This is the tricky part where I tell you that you don't have to work with me (you don't) but that I think you SHOULD because I work hard, have unique ideas, and am gonna ask you the questions to make sure you actually know what you want. In a nice way? Sure. Maybe sometimes mean? Yes.
However, also I am not the only agent in the world and I get it if I am not the right one for you. No hard feelings.
BUT jussssssst in case, working with me looks like this:
Q: How do I pay you?
A: I take a commission when the deal closes. You never have to write me a check, but you can surprise me with coffee (hot venti skinny vanilla latte ty)
Q: How much do I pay you in commission?
A: I take 3% commission when I sell your home, and 2.5% when I help you buy.
Why is there a difference?
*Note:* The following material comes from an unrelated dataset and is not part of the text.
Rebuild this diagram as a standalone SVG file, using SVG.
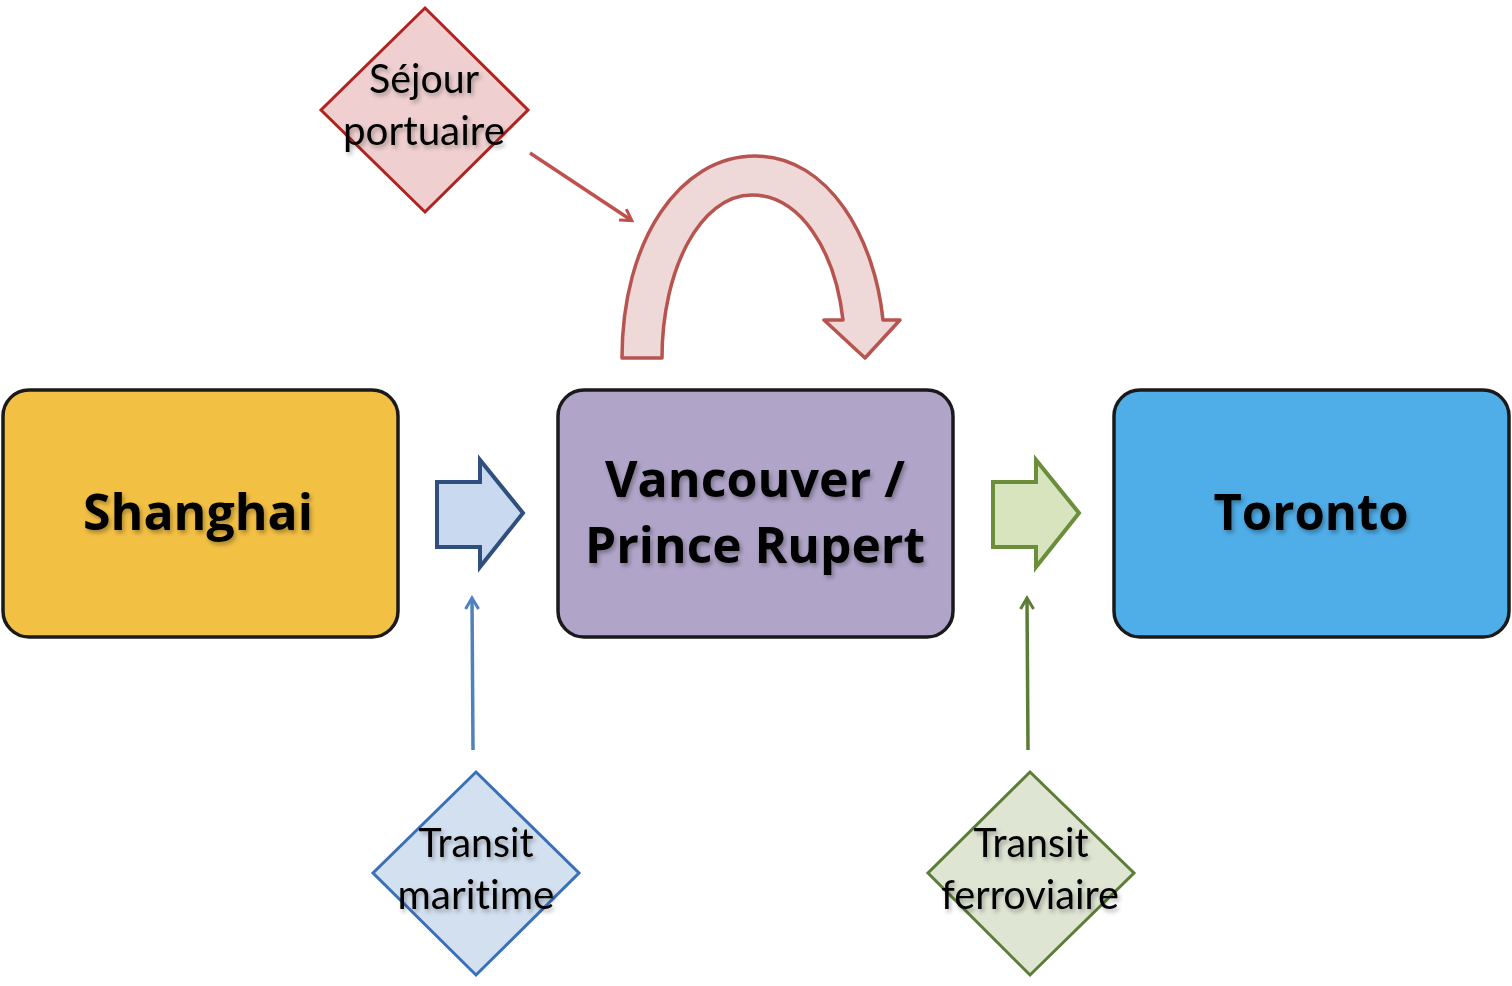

When I sell your home I invest my own money to pay for the photos and marketing. Helping you buy a home costs me primarily gas and my youth.
Q: How long does it take to sell?
A: Hmmmmmm. Well. That is a great question. It depends on how the market is looking (for example, spring is always the busiest), but it also depends on how you price your home. YOU get to choose the price. I will give you my opinion but at the end of the day it is your choice. Be warned, if you want to list a home I think is worth $500k for $600k, we can't work together. I invest my own money into marketing, so I only want to do that when I know you are being serious and realistic about what the market will bear, and I feel confident that at some point my investment will pay off.
Q: How long does it take to buy?
A: This depends on you. idfk. You gonna be weird about paint colors?
Q. How do I hire you?
A. First you fill out this form to give me some basic info about you and your sitch. Then we meet up for coffee/bev of your choice and we get to know each other. If the vibes aren't there for you, you are not required to work with me. If they ARE, then we can sign some paperwork and get into the nitty gritty. That's it. That's the whole thing.
Q. What if I hire you and then discover I hate your guts and never want to see you again?
A. Yes, this is a real consideration. You can fire me. We part ways. It only gets sticky if I find you a house, you fire me, and then end up buying that house. So don't do that.
Q. Do I HAVE to hire an agent to buy or sell a house?
A. No, my dude. You do not. You also don't have to hire a private investigator to spy on your partner, but it's probably a better idea than DIYing it.
Q. If the previous owners of a home gave a vampire permission to enter, does that permission carry over if the property changes hands?
A. Real estate law can vary state-by-state but in Utah, yes, vampires have perpetual permission that is tied to the property, not the owners.
Q. Can I use the toilet in the houses I am touring?
A. There is always the possibility that the water has been shut off in a vacant home.
It's important to ask yourself:
-Is there toilet paper?
-Am I braver than all the Marines and willing to face the consequences if this goes sideways?
If you can't say yes with 100% confidence to those questions, you're better off scurrying over to 7/11.